La question se pose aussi du rôle possible d’agitateurs, y compris des policiers en civil, qui se glisseraient parmi les manifestants, afin d’attiser la violence pour discréditer le mouvement et attirer sur eux une répression plus forte.

Comment ce mouvement peut-il se conclure ? Peut-on craindre une intervention de Beijing ?

Nul ne voit de porte de sortie pour l’instant.
Une intervention directe de Pékin ne semble pas être une option privilégiée. La stratégie employée pour le moment consiste à utiliser la police de Hong Kong dans une stratégie d’attrition. Il s’agit d’intimider les manifestants par des arrestations musclées, dont les conditions ont été dénoncées dans un rapport d’Amnesty International (blessures pendant et après les arrestations, délai dans l’accès au soin, délai dans l’accès à un avocat par exemple), et de couper le mouvement de ses franges les plus radicales par des condamnations pour émeutes.

La répression est parfois exercée par les triades, selon des dynamiques pas vraiment élucidées (quelle est la part de délégation ou d’initiative particulière ?), comme ce fut le cas lors d’une attaque dans le métro à Yuen Long, une bourgade proche de la frontière avec la Chine, le 21 juillet. Plusieurs dizaines d’hommes armés de bâtons ont attaqué les manifestants et les passagers du métro qui regagnaient leur domicile, sans que la police intervienne.
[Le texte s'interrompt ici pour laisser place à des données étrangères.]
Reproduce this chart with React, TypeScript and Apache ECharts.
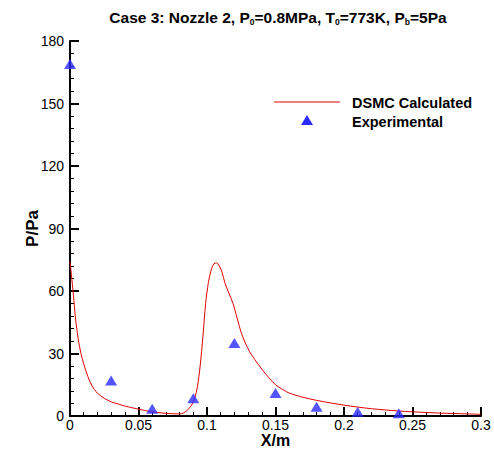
import React, { useEffect, useRef } from "react";
import * as echarts from "echarts";

const xTicks = [0, 0.05, 0.1, 0.15, 0.2, 0.25, 0.3];
const yTicks = [0, 30, 60, 90, 120, 150, 180];

const dsmcX = [0, 0.001, 0.0025, 0.004, 0.006, 0.008, 0.01, 0.013, 0.016, 0.02, 0.025, 0.03, 0.035, 0.04, 0.045, 0.05, 0.055, 0.06, 0.065, 0.07, 0.075, 0.08, 0.083, 0.086, 0.089, 0.091, 0.093, 0.095, 0.097, 0.099, 0.101, 0.103, 0.105, 0.107, 0.109, 0.111, 0.113, 0.116, 0.119, 0.122, 0.125, 0.128, 0.131, 0.135, 0.14, 0.145, 0.15, 0.155, 0.16, 0.17, 0.18, 0.19, 0.2, 0.21, 0.22, 0.23, 0.24, 0.25, 0.26, 0.27, 0.28, 0.29, 0.3];
const dsmcY = [74, 68, 58, 47, 37, 30, 25, 19, 14.5, 11, 8.5, 6.8, 5.8, 4.8, 4, 3.3, 2.6, 2, 1.6, 1.3, 1.1, 1.0, 1.5, 3, 5.5, 8.5, 14, 24, 38, 54, 64, 70, 73, 73.5, 72, 69, 64, 59, 54, 47, 40, 35, 31, 27, 22.5, 18.5, 15, 12.8, 11, 9, 7.5, 6.3, 5.2, 4.3, 3.5, 2.9, 2.4, 2, 1.7, 1.4, 1.2, 1, 0.8];

const expX = [0, 0.03, 0.06, 0.09, 0.12, 0.15, 0.18, 0.21, 0.24];
const expY = [169, 17, 3.5, 8.5, 35, 11, 4.5, 2, 1.3];

const FONT = "'Liberation Sans', Arial, sans-serif";

export default function App() {
  const ref = useRef<HTMLDivElement>(null);
  useEffect(() => {
    if (!ref.current) return;
    const chart = echarts.init(ref.current, null, { renderer: "svg" });
    chart.setOption({
      animation: false,
      backgroundColor: "#fff",
      title: {
        text: "Case 3: Nozzle 2, P{s|0}=0.8MPa, T{s|0}=773K, P{s|b}=5Pa",
        left: 273,
        textAlign: "center",
        top: 4,
        textStyle: {
          fontFamily: FONT,
          fontSize: 15.5,
          fontWeight: "bold",
          color: "#000",
          rich: {
            s: { fontFamily: FONT, fontSize: 8.5, fontWeight: "bold", color: "#000", padding: [8, 0, 0, 0] },
          },
        },
      },
      grid: { left: 70, right: 13, top: 41, bottom: 33, outerBoundsMode: "none", containLabel: false },
      xAxis: {
        type: "value",
        min: 0,
        max: 0.3,
        interval: 0.05,
        name: "X/m",
        nameLocation: "middle",
        nameGap: 17,
        nameMoveOverlap: false,
        nameTextStyle: { fontFamily: FONT, fontSize: 16, lineHeight: 14, fontWeight: "bold", color: "#000" },
        axisLine: { show: true, onZero: false, lineStyle: { color: "#000", width: 2 } },
        axisTick: { show: true, inside: true, length: 9, lineStyle: { color: "#000", width: 2 } },
        minorTick: { show: true, splitNumber: 5, length: 4, lineStyle: { color: "#000", width: 1 } },
        splitLine: { show: false },
        axisLabel: {
          fontFamily: FONT,
          fontSize: 14,
          lineHeight: 12,
          color: "#000",
          margin: 3,
          formatter: (v: number) => {
            const t = xTicks.find((k) => Math.abs(k - v) < 1e-9);
            return t === undefined ? "" : String(t);
          },
        },
      },
      yAxis: {
        type: "value",
        min: 0,
        max: 180,
        interval: 30,
        name: "P/Pa",
        nameLocation: "middle",
        nameGap: 29,
        nameMoveOverlap: false,
        nameRotate: 90,
        nameTextStyle: { fontFamily: FONT, fontSize: 17, fontWeight: "bold", color: "#000" },
        axisLine: { show: true, onZero: false, lineStyle: { color: "#000", width: 2 } },
        axisTick: { show: true, inside: true, length: 9, lineStyle: { color: "#000", width: 2 } },
        minorTick: { show: true, splitNumber: 5, length: 4, lineStyle: { color: "#000", width: 1 } },
        splitLine: { show: false },
        axisLabel: {
          fontFamily: FONT,
          fontSize: 14,
          color: "#000",
          margin: 6,
          formatter: (v: number) => {
            const t = yTicks.find((k) => Math.abs(k - v) < 1e-9);
            return t === undefined ? "" : String(t);
          },
        },
      },
      series: [
        {
          name: "DSMC Calculated",
          type: "line",
          data: dsmcX.map((x, i) => [x, dsmcY[i]]),
          smooth: 0.3,
          showSymbol: false,
          lineStyle: { color: "#e00000", width: 1 },
          z: 2,
        },
        {
          name: "Experimental",
          type: "scatter",
          data: expX.map((x, i) => [x, expY[i]]),
          symbol: "triangle",
          symbolSize: [12, 10],
          itemStyle: { color: "#2b2bff" },
          clip: false,
          z: 3,
        },
      ],
      graphic: [
        { type: "line", shape: { x1: 274, y1: 102, x2: 340, y2: 102 }, style: { stroke: "#e00000", lineWidth: 1 } },
        { type: "polygon", shape: { points: [[307, 115], [313, 125], [301, 125]] }, style: { fill: "#2b2bff" } },
        { type: "text", x: 352, y: 103, style: { text: "DSMC Calculated", font: "bold 14.5px " + FONT, fill: "#000", verticalAlign: "middle" } },
        { type: "text", x: 352, y: 122, style: { text: "Experimental", font: "bold 14.5px " + FONT, fill: "#000", verticalAlign: "middle" } },
      ],
    });
    return () => chart.dispose();
  }, []);
  return <div ref={ref} style={{ width: 494, height: 449, position: "absolute", left: 0, top: 0 }} />;
}
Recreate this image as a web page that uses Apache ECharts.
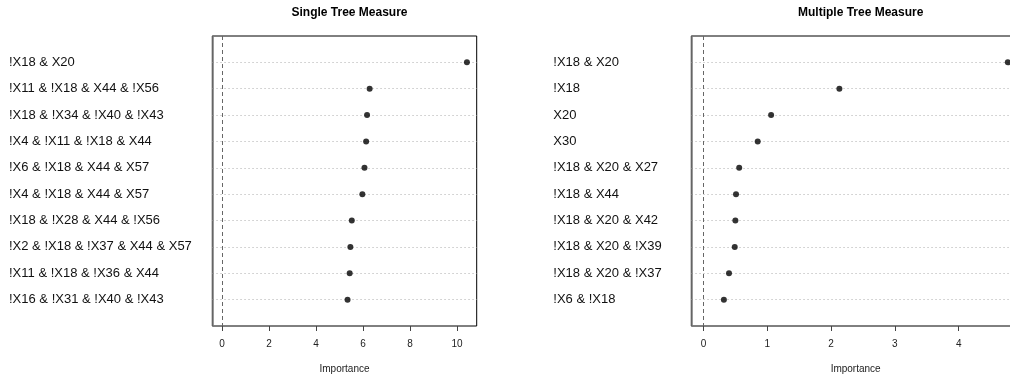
<!DOCTYPE html>
<html>
<head>
<meta charset="utf-8">
<script src="https://cdn.jsdelivr.net/npm/echarts@6/dist/echarts.min.js"></script>
<style>html,body{margin:0;padding:0;background:#fff;}#c{width:1010px;height:376px;}</style>
</head>
<body>
<div id="c"></div>
<script>
const singleLabels = ['!X18 & X20','!X11 & !X18 & X44 & !X56','!X18 & !X34 & !X40 & !X43','!X4 & !X11 & !X18 & X44','!X6 & !X18 & X44 & X57','!X4 & !X18 & X44 & X57','!X18 & !X28 & X44 & !X56','!X2 & !X18 & !X37 & X44 & X57','!X11 & !X18 & !X36 & X44','!X16 & !X31 & !X40 & !X43'];
const singleValues = [10.42, 6.28, 6.17, 6.13, 6.06, 5.97, 5.52, 5.46, 5.43, 5.34];
const multiLabels = ['!X18 & X20','!X18','X20','X30','!X18 & X20 & X27','!X18 & X44','!X18 & X20 & X42','!X18 & X20 & !X39','!X18 & X20 & !X37','!X6 & !X18'];
const multiValues = [4.77, 2.13, 1.06, 0.85, 0.56, 0.51, 0.50, 0.49, 0.40, 0.32];
const singleTicks = [0, 2, 4, 6, 8, 10];
const multiTicks = [0, 1, 2, 3, 4];

// R-style 4% axis expansion around [0, max]
function rangeOf(vals){ const mx = Math.max.apply(null, vals); const d = mx * 0.04; return [-d, mx + d]; }
const r1 = rangeOf(singleValues), r2 = rangeOf(multiValues);
// padded categories: empty slot at each end so rows sit at 1..n of [0, n+1]
const cats1 = [''].concat(singleLabels, ['']);
const cats2 = [''].concat(multiLabels, ['']);

const font = 'Liberation Sans, Arial, Helvetica, sans-serif';
function xAxis(gi, r, ticks){
  return {
    type:'value', gridIndex:gi, min:r[0], max:r[1],
    axisLine:{show:false, onZero:false},
    splitLine:{show:false},
    axisTick:{show:true, length:5, customValues:ticks, lineStyle:{color:'#444'}},
    axisLabel:{show:true, customValues:ticks, fontSize:10, color:'#222', margin:13, fontFamily:font},
    name:'Importance', nameLocation:'middle', nameGap:38,
    nameTextStyle:{fontSize:10, color:'#222', fontFamily:font}
  };
}
function yAxis(gi, cats, margin){
  const n = cats.length;
  return {
    type:'category', gridIndex:gi, data:cats, inverse:true, boundaryGap:false,
    axisLine:{show:true, onZero:false, lineStyle:{color:'#777', width:1.5}},
    axisTick:{show:false},
    axisLabel:{show:true, align:'left', margin:margin, fontSize:13, color:'#111', fontFamily:font, interval:0},
    splitLine:{show:true, interval:function(idx){ return idx > 0 && idx < n - 1; },
      lineStyle:{color:'#c8c8c8', type:[1.5,2.5], width:1}}
  };
}
function series(gi, labels, vals){
  return {
    type:'scatter', xAxisIndex:gi, yAxisIndex:gi,
    data: vals.map((v,i)=>[v, labels[i]]),
    symbol:'circle', symbolSize:6, itemStyle:{color:'#000'},
    silent:true, clip:false, z:5,
    markLine:{silent:true, symbol:'none', label:{show:false},
      lineStyle:{color:'#666', type:[4,3], width:1},
      data:[{xAxis:0}]}
  };
}
const chart = echarts.init(document.getElementById('c'), null, {renderer:'canvas'});
chart.setOption({
  animation:false,
  backgroundColor:'#fff',
  title:[
    {text:'Single Tree Measure', left:344.5, top:2, textAlign:'center', textStyle:{fontSize:12, fontWeight:'bold', color:'#000', fontFamily:font}},
    {text:'Multiple Tree Measure', left:855.7, top:2, textAlign:'center', textStyle:{fontSize:12, fontWeight:'bold', color:'#000', fontFamily:font}}
  ],
  grid:[
    {left:212.3, top:36, width:264.4, height:290, show:true, borderColor:'#000', borderWidth:1, backgroundColor:'transparent', containLabel:false, outerBoundsMode:'none'},
    {left:691.3, top:36, width:328.7, height:290, show:true, borderColor:'#000', borderWidth:1, backgroundColor:'transparent', containLabel:false, outerBoundsMode:'none'}
  ],
  xAxis:[xAxis(0, r1, singleTicks), xAxis(1, r2, multiTicks)],
  yAxis:[yAxis(0, cats1, 203.3), yAxis(1, cats2, 138)],
  series:[series(0, singleLabels, singleValues), series(1, multiLabels, multiValues)]
});
</script>
</body>
</html>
D’autre part des personnalités visibles du mouvement ont fait l’objet d’agressions graves, dont cette semaine encore le dirigeant du Civil Human Rights Front.

On peut supposer qu’une telle répression ne fait qu’attiser le ressentiment populaire, et donc perpétuer le mouvement.
Carrie Lam, dans son discours de politique générale cette semaine, annonce principalement des mesures économiques, reflétant une vision très courante selon laquelle le mouvement serait fondé sur le manque d’opportunités économiques au sein de la jeunesse. Cela ne semble pas vraiment répondre à la demande pressante sur le plan politique.